Pour le moment, l'Autriche, l'Espagne et surtout la Suisse semble inflexibles. Le camp Allemagne-France-Italie a-t-il un levier d'influence sur un pays comme la Suisse qui, comme elle le martèle elle-même, ne se sent pas concernée par la coopération politique européenne vu qu'elle ne fait pas partie de l'UE ? 
T.V :
 "(Soupir) Je ne saurais pas vous dire. Peut-être que la fermeture des frontières serait un moyen, je pense que ça a été d'ailleurs le recours immédiat du gouvernement français. Mais on ne peut pas forcer les Suisses à fermer leurs stations de ski, et ils ont l'air de déjà réfléchir à des protocoles sanitaires adaptés. L'Autriche en revanche, c'est jouable. L'Espagne aussi."

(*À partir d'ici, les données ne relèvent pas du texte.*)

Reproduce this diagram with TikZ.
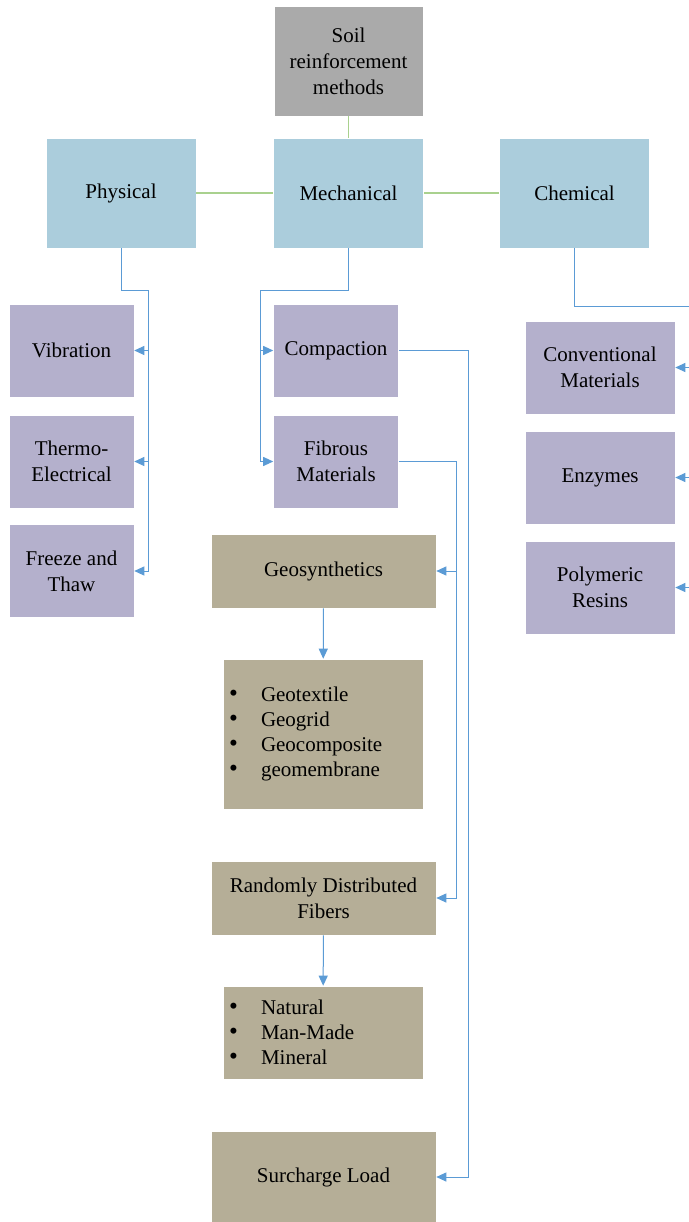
\documentclass[tikz,border=0pt]{standalone}
\usepackage{fontspec}
\usepackage{graphicx}
\setmainfont{Liberation Serif}
\usetikzlibrary{arrows.meta}
\definecolor{rootgray}{RGB}{170,170,170}
\definecolor{familyblue}{RGB}{171,205,220}
\definecolor{techpurple}{RGB}{180,176,204}
\definecolor{materialtan}{RGB}{181,174,151}
\definecolor{linkgreen}{RGB}{169,209,142}
\definecolor{connblue}{RGB}{91,155,213}
\newcommand{\bulletentry}[1]{\makebox[32pt][l]{\scalebox{1.2}{\textbullet}}#1}
\begin{document}
\begin{tikzpicture}[x=1pt, y=-1pt,
box/.style={rectangle, draw=white, line width=0.6pt, align=center, inner sep=0pt, font=\fontsize{21}{26}\selectfont},
method/.style={box, fill=rootgray, minimum width=149pt, minimum height=110pt},
family/.style={box, fill=familyblue, minimum width=150pt, minimum height=110pt},
technique/.style={box, fill=techpurple, minimum width=125pt, minimum height=93pt},
material/.style={box, fill=materialtan, minimum width=225pt, minimum height=74pt},
bullets/.style={box, fill=materialtan, minimum width=200pt, text width=188pt, align=left, font=\fontsize{21}{25}\selectfont},
link/.style={draw=linkgreen, line width=1.2pt},
conn/.style={draw=connblue, line width=1pt, -{Triangle[length=10pt,width=9pt]}},
]
\path[fill=white, use as bounding box] (0,0) rectangle (688,1222);
\node[method] (S) at (348.5,61) {Soil\\reinforcement\\methods};
\node[family] (P) at (121,193) {Physical};
\node[family] (M) at (348.5,193) {Mechanical};
\node[family] (C) at (574.5,193) {Chemical};
\node[technique] (P1) at (71.5,350.5) {Vibration};
\node[technique] (P2) at (71.5,461.5) {Thermo-\\Electrical};
\node[technique] (P3) at (71.5,571) {Freeze and\\Thaw};
\node[technique] (M1) at (336,350.5) {Compaction};
\node[technique] (M2) at (336,461.5) {Fibrous\\Materials};
\node[technique, minimum width=150pt] (C1) at (600,367.5) {Conventional\\Materials};
\node[technique, minimum width=150pt] (C2) at (600,477.5) {Enzymes};
\node[technique, minimum width=150pt] (C3) at (600,587.5) {Polymeric\\Resins};
\node[material] (G) at (323.5,571) {Geosynthetics};
\node[bullets, minimum height=150pt] (GL) at (323,734)
  {\bulletentry{Geotextile}\\\bulletentry{Geogrid}\\\bulletentry{Geocomposite}\\\bulletentry{geomembrane}};
\node[material] (R) at (323.5,898) {Randomly Distributed\\Fibers};
\node[bullets, minimum height=93pt] (RL) at (323,1032.5)
  {\bulletentry{Natural}\\\bulletentry{Man-Made}\\\bulletentry{Mineral}};
\node[material, minimum height=92pt] (L) at (323.5,1177) {Surcharge Load};
\coordinate (Pbus) at (148,291);
\coordinate (Mbus) at (260,291);
\coordinate (Cbus) at (695,306);
\coordinate (M1bus) at (468,350.5);
\coordinate (M2bus) at (456,461.5);
\draw[link] (S) -- (M);
\draw[link] (P) -- (M);
\draw[link] (M) -- (C);
\draw[conn] (P.south) |- (Pbus) |- (P1.east);
\draw[conn] (P.south) |- (Pbus) |- (P2.east);
\draw[conn] (P.south) |- (Pbus) |- (P3.east);
\draw[conn] (M.south) |- (Mbus) |- (M1.west);
\draw[conn] (M.south) |- (Mbus) |- (M2.west);
\draw[conn] (C.south) |- (Cbus) |- (C1.east);
\draw[conn] (C.south) |- (Cbus) |- (C2.east);
\draw[conn] (C.south) |- (Cbus) |- (C3.east);
\draw[conn] (M1.east) -- (M1bus) |- (L.east);
\draw[conn] (M2.east) -- (M2bus) |- (G.east);
\draw[conn] (M2.east) -- (M2bus) |- (R.east);
\draw[conn] (G) -- (GL);
\draw[conn] (R) -- (RL);
\end{tikzpicture}
\end{document}
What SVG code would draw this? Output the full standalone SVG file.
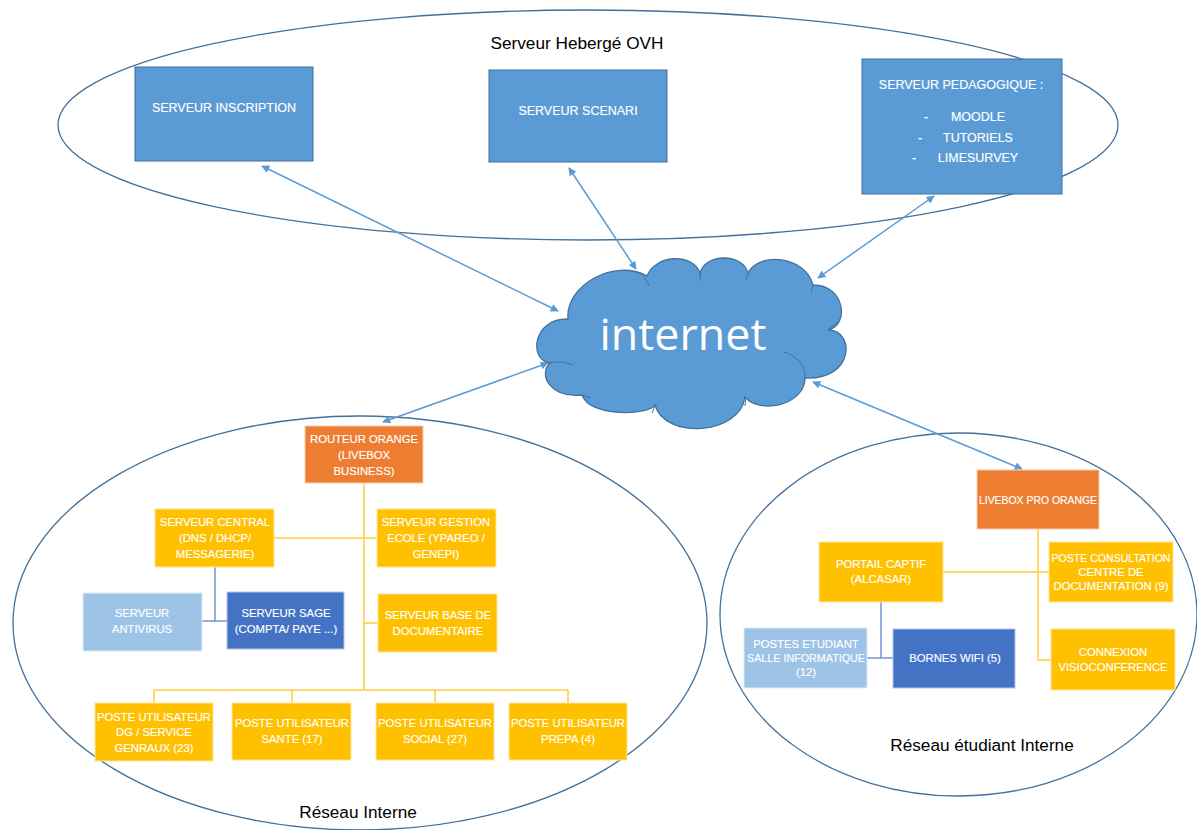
<svg xmlns="http://www.w3.org/2000/svg" width="1197" height="830" viewBox="0 0 1197 830">
<style>
.ell{fill:none;stroke:#41719C;stroke-width:1.3}
.lbl{font-family:"Liberation Sans",Arial,sans-serif;font-size:17.2px;fill:#000;text-anchor:middle}
.bt{font-family:"Liberation Sans",Arial,sans-serif;fill:#fff;text-anchor:middle;stroke:#fff;stroke-width:0.15}
.t1{font-size:12.5px}
.t2{font-size:11.3px}
.b1{fill:#5B9BD5;stroke:#41719C;stroke-width:1}
.or{fill:#ED7D31;stroke:#F8CBAD;stroke-width:1}
.ye{fill:#FFC000;stroke:#FFE699;stroke-width:1}
.lb{fill:#9DC3E6;stroke:#DEEBF7;stroke-width:1}
.db{fill:#4472C4;stroke:#B4C7E7;stroke-width:1}
.arr{fill:none;stroke:#5B9BD5;stroke-width:1.5;marker-start:url(#ah);marker-end:url(#ah)}
.yl{fill:none;stroke:#FFCD3C;stroke-width:1.5}
.bl{fill:none;stroke:#7594D4;stroke-width:1.5}
.ci{fill:none;stroke:#41719C;stroke-width:1}
</style>
<defs>
<marker id="ah" viewBox="0 0 10 10" refX="9" refY="5" markerWidth="10" markerHeight="8" markerUnits="userSpaceOnUse" orient="auto-start-reverse">
<path d="M0,0 L10,5 L0,10 z" fill="#5B9BD5"/>
</marker>
</defs>

<g id="zone-ovh">
<ellipse class="ell" cx="588" cy="125" rx="530" ry="115"/>
<text class="lbl" x="577" y="49">Serveur Hebergé OVH</text>
</g>
<g id="zone-interne">
<ellipse class="ell" cx="360" cy="623" rx="347" ry="207"/>
<text class="lbl" x="358" y="818">Réseau Interne</text>
</g>
<g id="zone-etudiant">
<ellipse class="ell" cx="958.5" cy="614.5" rx="238.5" ry="181.5"/>
<text class="lbl" x="982" y="751">Réseau étudiant Interne</text>
</g>

<g id="connectors">
<line class="arr" x1="262" y1="166" x2="558" y2="311"/>
<line class="arr" x1="569" y1="168" x2="636" y2="269"/>
<line class="arr" x1="934" y1="196" x2="818" y2="278"/>
<line class="arr" x1="548" y1="363" x2="383" y2="422"/>
<line class="arr" x1="813" y1="382" x2="1022" y2="469"/>
<path class="yl" d="M364,483 V690 M274,538 H377 M364,623 H378 M154,690 H568 M154,690 V703 M292,690 V703 M435,690 V703 M568,690 V703"/>
<path class="bl" d="M215,567 V621 M202,621 H227"/>
<path class="yl" d="M1038,529 V660 H1051 M943,572 H1049"/>
<path class="bl" d="M881,602 V658 M867,658 H893"/>
</g>

<g id="cloud">
<path d="M568,319 C565,285 615,258 647,276 C655,255 692,252 700,273 C705,253 743,253 748,273 C758,252 805,255 813,285 C845,285 850,325 828,330 C855,330 855,380 805,378 C805,405 760,415 745,397 C740,435 665,440 655,405 C650,415 590,418 582,395 C550,398 538,375 550,363 C528,360 533,318 568,319 Z" fill="#5B9BD5" stroke="#41719C" stroke-width="1.3"/>
<path class="ci" d="M550,363 Q561,360 573,365 M643,277 Q648,281 649,286 M700,273 Q701,277 700,281 M748,273 Q747,277 746,280 M813,285 Q812,289 811,292 M828,330 Q833,325 838,322 M784,352 C797,356 806,366 805,378 M745,397 Q746,402 745,406 M655,405 Q654,409 652,413 M582,395 Q586,397 591,398"/>
<text x="683" y="350" font-family="'Open Sans','Liberation Sans',sans-serif" font-size="44" fill="#fff" text-anchor="middle" textLength="167" lengthAdjust="spacingAndGlyphs">internet</text>
</g>

<g id="srv-inscription">
<rect class="b1" x="135" y="67" width="178" height="94"/>
<text class="bt t1" x="224" y="112">SERVEUR INSCRIPTION</text>
</g>
<g id="srv-scenari">
<rect class="b1" x="489" y="70" width="178" height="92"/>
<text class="bt t1" x="578" y="115">SERVEUR SCENARI</text>
</g>
<g id="srv-pedagogique">
<rect class="b1" x="862" y="59" width="200" height="135"/>
<text class="bt t1" x="961" y="89">SERVEUR PEDAGOGIQUE :</text>
<text class="bt t1" x="926" y="121">-</text><text class="bt t1" x="978" y="121">MOODLE</text>
<text class="bt t1" x="920" y="142">-</text><text class="bt t1" x="978" y="142">TUTORIELS</text>
<text class="bt t1" x="914" y="162">-</text><text class="bt t1" x="978" y="162">LIMESURVEY</text>
</g>

<g id="routeur-orange">
<rect class="or" x="305" y="426" width="118" height="57"/>
<text class="bt t2" x="364" y="443">ROUTEUR ORANGE</text>
<text class="bt t2" x="364" y="459">(LIVEBOX</text>
<text class="bt t2" x="364" y="475">BUSINESS)</text>
</g>
<g id="srv-central">
<rect class="ye" x="155" y="509" width="119" height="58"/>
<text class="bt t2" x="215" y="526">SERVEUR CENTRAL</text>
<text class="bt t2" x="215" y="542">(DNS / DHCP/</text>
<text class="bt t2" x="215" y="558">MESSAGERIE)</text>
</g>
<g id="srv-gestion">
<rect class="ye" x="377" y="509" width="119" height="58"/>
<text class="bt t2" x="436" y="526">SERVEUR GESTION</text>
<text class="bt t2" x="436" y="542">ECOLE (YPAREO /</text>
<text class="bt t2" x="436" y="558">GENEPI)</text>
</g>
<g id="srv-antivirus">
<rect class="lb" x="83" y="593" width="119" height="58"/>
<text class="bt t2" x="142" y="617">SERVEUR</text>
<text class="bt t2" x="142" y="633">ANTIVIRUS</text>
</g>
<g id="srv-sage">
<rect class="db" x="227" y="592" width="117" height="57"/>
<text class="bt t2" x="286" y="617">SERVEUR SAGE</text>
<text class="bt t2" x="286" y="633">(COMPTA/ PAYE ...)</text>
</g>
<g id="srv-base">
<rect class="ye" x="378" y="594" width="119" height="58"/>
<text class="bt t2" x="438" y="619">SERVEUR BASE DE</text>
<text class="bt t2" x="438" y="635">DOCUMENTAIRE</text>
</g>
<g id="poste-dg">
<rect class="ye" x="95" y="703" width="118" height="58"/>
<text class="bt t2" x="154" y="721">POSTE UTILISATEUR</text>
<text class="bt t2" x="154" y="736">DG / SERVICE</text>
<text class="bt t2" x="154" y="752">GENRAUX (23)</text>
</g>
<g id="poste-sante">
<rect class="ye" x="232" y="703" width="119" height="57"/>
<text class="bt t2" x="292" y="727">POSTE UTILISATEUR</text>
<text class="bt t2" x="292" y="743">SANTE (17)</text>
</g>
<g id="poste-social">
<rect class="ye" x="376" y="703" width="118" height="57"/>
<text class="bt t2" x="435" y="727">POSTE UTILISATEUR</text>
<text class="bt t2" x="435" y="743">SOCIAL (27)</text>
</g>
<g id="poste-prepa">
<rect class="ye" x="509" y="703" width="118" height="57"/>
<text class="bt t2" x="568" y="727">POSTE UTILISATEUR</text>
<text class="bt t2" x="568" y="743">PREPA (4)</text>
</g>

<g id="livebox-pro">
<rect class="or" x="977" y="470" width="122" height="59"/>
<text class="bt t2" x="1038" y="504" textLength="118" lengthAdjust="spacingAndGlyphs">LIVEBOX  PRO ORANGE</text>
</g>
<g id="portail-captif">
<rect class="ye" x="819" y="542" width="124" height="60"/>
<text class="bt t2" x="881" y="568">PORTAIL CAPTIF</text>
<text class="bt t2" x="881" y="583">(ALCASAR)</text>
</g>
<g id="poste-consultation">
<rect class="ye" x="1049" y="542" width="124" height="60"/>
<text class="bt t2" x="1111" y="562" textLength="119" lengthAdjust="spacingAndGlyphs">POSTE CONSULTATION</text>
<text class="bt t2" x="1111" y="576">CENTRE DE</text>
<text class="bt t2" x="1111" y="590">DOCUMENTATION (9)</text>
</g>
<g id="connexion-visio">
<rect class="ye" x="1051" y="629" width="124" height="61"/>
<text class="bt t2" x="1113" y="656">CONNEXION</text>
<text class="bt t2" x="1113" y="671">VISIOCONFERENCE</text>
</g>
<g id="postes-etudiant">
<rect class="lb" x="744" y="628" width="123" height="60"/>
<text class="bt t2" x="806" y="648">POSTES ETUDIANT</text>
<text class="bt t2" x="806" y="662" textLength="118" lengthAdjust="spacingAndGlyphs">SALLE INFORMATIQUE</text>
<text class="bt t2" x="806" y="676">(12)</text>
</g>
<g id="bornes-wifi">
<rect class="db" x="893" y="629" width="122" height="59"/>
<text class="bt t2" x="955" y="662">BORNES WIFI (5)</text>
</g>
</svg>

Si un accord est trouvé entre tous les pays, à part la Suisse, peut-on toujours parler d'harmonisation dans la mesure où la possibilité d'aller skier en Suisse subsiste, et donc d'une forme de concurrence déloyale par rapport à l'industrie du ski française par exemple ?
T.V :
"L'accord va concerner les états membres de l'UE. C'est la première priorité. Certes il y aura une forme de concurrence déloyale si les Suisses restent ouverts...Mais je vois mal la Suisse résister jusqu'au bout si l'ensemble des pays autour accepte de fermer les stations de ski. Elle peut décider de le faire, mais ce serait une pression politique énorme. Est-ce que tous les Italiens, Allemands, Français qui avaient prévu d'aller skier iront en Suisse ? Je ne saurais pas le dire."

Cet épisode est-il symptomatique de l'état de la solidarité européenne en ce moment, ou au contraire, va-t-il à contre-courant de la dynamique actuelle, notamment quelques mois après cette mutualisation des dettes inédite ? 
T.V : "
J'ai plutôt l'impression que les gouvernement n'avaient pas anticipé que cela deviendrait un sujet de coordination européenne. Ce n'est pas étonnant qu'il y ait de la compétition au départ. Les négociations sont encore en cours, les discussions ont commencé il y a deux semaines, on peut leur donner encore une dizaine de jours pour trouver une solution. Je reste optimiste. Cette année a permis l'affirmation de cette solidarité de manière plus ouverte et explicite, je pense qu'elle fait partie de l'agenda politique en ce moment."